> **TASK PROMPT**: Return the lines that follow, exactly as they appear, from the first through the one containing "CartesianGrid, ReferenceLine, Legend"; no pictures are to be included.

* Start SUPPLIED INFORMATION *

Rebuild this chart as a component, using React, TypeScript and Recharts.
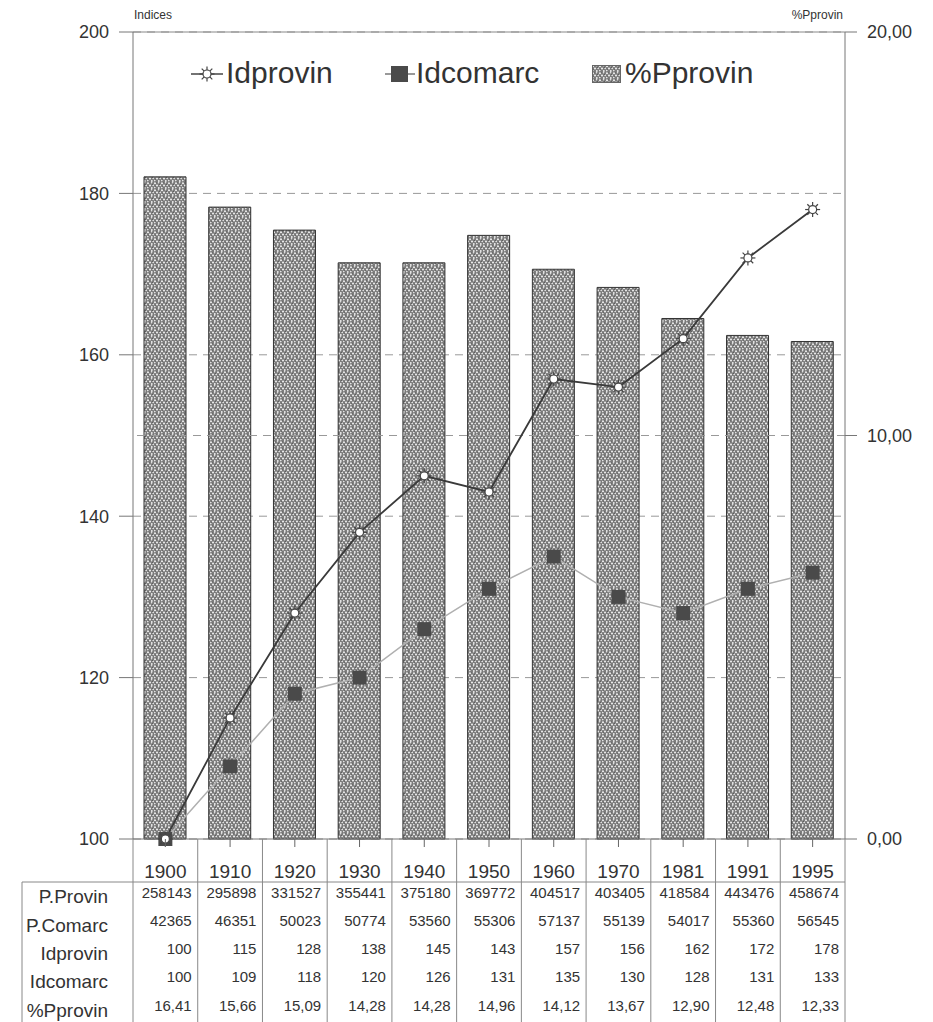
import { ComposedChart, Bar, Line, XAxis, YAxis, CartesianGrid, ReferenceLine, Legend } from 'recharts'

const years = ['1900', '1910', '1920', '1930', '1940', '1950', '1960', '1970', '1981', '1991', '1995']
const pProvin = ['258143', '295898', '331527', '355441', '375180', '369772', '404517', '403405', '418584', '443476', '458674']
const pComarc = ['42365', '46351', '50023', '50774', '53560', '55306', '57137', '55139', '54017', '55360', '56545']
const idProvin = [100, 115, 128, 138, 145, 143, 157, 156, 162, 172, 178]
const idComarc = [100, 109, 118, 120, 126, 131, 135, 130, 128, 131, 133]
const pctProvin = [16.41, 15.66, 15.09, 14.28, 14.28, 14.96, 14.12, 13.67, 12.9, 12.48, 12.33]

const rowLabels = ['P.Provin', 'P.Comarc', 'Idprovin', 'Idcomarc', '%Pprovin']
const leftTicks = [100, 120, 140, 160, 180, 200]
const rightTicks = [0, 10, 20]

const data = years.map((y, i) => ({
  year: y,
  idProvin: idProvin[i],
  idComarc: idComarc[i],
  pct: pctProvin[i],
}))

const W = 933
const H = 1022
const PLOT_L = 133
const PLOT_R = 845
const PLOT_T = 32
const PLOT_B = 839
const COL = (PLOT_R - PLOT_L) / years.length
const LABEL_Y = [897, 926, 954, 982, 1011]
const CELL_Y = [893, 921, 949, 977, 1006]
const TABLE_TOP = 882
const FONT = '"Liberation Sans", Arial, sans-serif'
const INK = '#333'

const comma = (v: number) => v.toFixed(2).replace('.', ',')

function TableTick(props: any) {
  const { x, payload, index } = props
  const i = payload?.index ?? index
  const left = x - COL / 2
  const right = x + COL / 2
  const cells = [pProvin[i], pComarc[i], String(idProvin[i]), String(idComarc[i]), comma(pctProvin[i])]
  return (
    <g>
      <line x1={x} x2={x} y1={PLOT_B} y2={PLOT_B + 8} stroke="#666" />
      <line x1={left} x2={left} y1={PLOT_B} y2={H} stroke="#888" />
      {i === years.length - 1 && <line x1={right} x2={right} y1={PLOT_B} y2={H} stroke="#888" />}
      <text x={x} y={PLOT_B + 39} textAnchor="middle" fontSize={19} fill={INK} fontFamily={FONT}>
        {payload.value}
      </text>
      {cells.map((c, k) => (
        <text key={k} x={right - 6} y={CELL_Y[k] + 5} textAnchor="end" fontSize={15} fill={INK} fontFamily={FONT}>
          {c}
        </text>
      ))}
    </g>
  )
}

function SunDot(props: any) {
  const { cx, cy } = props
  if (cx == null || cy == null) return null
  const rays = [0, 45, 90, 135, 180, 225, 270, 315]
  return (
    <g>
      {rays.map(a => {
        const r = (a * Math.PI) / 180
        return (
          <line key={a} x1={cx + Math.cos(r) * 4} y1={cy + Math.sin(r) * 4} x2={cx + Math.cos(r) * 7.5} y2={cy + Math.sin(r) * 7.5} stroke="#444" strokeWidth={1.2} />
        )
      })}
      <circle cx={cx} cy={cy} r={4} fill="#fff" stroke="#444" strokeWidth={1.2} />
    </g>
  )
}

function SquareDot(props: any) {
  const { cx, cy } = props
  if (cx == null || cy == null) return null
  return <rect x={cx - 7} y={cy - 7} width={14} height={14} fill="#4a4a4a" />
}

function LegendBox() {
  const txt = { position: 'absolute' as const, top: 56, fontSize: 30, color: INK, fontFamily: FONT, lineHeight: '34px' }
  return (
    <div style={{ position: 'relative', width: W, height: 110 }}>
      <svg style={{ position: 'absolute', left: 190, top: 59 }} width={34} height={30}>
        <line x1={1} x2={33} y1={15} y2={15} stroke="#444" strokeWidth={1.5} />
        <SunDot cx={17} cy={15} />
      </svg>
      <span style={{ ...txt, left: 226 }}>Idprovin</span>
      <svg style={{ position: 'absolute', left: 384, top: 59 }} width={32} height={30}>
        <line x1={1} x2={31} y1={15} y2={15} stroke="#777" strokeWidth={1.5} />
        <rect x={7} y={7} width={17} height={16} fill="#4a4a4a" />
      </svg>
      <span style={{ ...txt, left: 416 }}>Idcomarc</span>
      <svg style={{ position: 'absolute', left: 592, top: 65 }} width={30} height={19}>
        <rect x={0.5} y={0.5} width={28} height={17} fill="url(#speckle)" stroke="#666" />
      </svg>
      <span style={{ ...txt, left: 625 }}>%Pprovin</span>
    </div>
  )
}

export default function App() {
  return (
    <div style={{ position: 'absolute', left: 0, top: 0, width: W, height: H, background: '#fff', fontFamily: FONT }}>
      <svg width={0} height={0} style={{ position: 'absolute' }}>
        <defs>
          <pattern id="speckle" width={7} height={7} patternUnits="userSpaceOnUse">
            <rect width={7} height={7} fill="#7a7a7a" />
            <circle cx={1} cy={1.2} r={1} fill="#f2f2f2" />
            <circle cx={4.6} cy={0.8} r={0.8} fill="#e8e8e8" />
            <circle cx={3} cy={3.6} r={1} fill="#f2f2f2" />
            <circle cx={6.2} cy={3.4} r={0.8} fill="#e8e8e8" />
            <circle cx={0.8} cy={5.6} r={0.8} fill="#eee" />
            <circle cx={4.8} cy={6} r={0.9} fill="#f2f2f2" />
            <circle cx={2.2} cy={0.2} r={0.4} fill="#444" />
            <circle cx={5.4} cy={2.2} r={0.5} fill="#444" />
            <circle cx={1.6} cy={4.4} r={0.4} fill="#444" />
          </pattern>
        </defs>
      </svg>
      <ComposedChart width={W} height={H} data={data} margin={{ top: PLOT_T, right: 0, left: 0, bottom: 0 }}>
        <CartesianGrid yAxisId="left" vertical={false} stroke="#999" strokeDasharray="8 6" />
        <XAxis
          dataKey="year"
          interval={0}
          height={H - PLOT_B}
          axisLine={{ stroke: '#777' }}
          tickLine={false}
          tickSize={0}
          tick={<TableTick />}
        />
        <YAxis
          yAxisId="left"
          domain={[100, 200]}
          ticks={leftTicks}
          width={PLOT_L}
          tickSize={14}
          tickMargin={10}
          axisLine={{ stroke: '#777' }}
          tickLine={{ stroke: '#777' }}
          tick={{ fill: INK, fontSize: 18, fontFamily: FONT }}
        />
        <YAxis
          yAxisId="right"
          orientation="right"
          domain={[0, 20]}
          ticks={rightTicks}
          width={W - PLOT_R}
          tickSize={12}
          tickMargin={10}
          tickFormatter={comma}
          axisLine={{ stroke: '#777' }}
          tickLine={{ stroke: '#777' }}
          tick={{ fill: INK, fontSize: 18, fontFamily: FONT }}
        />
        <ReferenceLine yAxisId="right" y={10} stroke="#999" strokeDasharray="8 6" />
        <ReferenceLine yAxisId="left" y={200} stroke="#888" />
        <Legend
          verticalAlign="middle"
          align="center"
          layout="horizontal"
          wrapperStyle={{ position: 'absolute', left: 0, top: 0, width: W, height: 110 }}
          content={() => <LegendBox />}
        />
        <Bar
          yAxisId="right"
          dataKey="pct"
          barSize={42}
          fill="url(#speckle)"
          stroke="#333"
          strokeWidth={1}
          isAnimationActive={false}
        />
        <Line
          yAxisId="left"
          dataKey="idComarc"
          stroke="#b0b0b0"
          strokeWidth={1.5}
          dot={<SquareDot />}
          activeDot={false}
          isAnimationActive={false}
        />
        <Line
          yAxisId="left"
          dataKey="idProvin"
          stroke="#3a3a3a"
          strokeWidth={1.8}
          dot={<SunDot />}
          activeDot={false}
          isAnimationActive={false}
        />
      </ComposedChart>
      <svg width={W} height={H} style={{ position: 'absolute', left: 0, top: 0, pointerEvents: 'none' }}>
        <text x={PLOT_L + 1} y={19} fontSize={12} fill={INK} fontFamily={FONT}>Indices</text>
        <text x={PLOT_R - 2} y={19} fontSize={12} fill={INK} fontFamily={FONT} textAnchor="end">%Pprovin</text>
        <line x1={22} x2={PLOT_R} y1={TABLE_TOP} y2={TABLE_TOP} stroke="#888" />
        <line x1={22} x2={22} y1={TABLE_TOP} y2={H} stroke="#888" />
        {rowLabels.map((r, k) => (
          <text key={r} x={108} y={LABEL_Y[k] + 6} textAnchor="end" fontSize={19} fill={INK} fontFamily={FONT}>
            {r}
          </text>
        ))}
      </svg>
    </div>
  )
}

* End SUPPLIED INFORMATION *

> **WORKED ANSWER**:
Rebuild this chart as a component, using React, TypeScript and Recharts.
import { ComposedChart, Bar, Line, XAxis, YAxis, CartesianGrid, ReferenceLine, Legend } from 'recharts'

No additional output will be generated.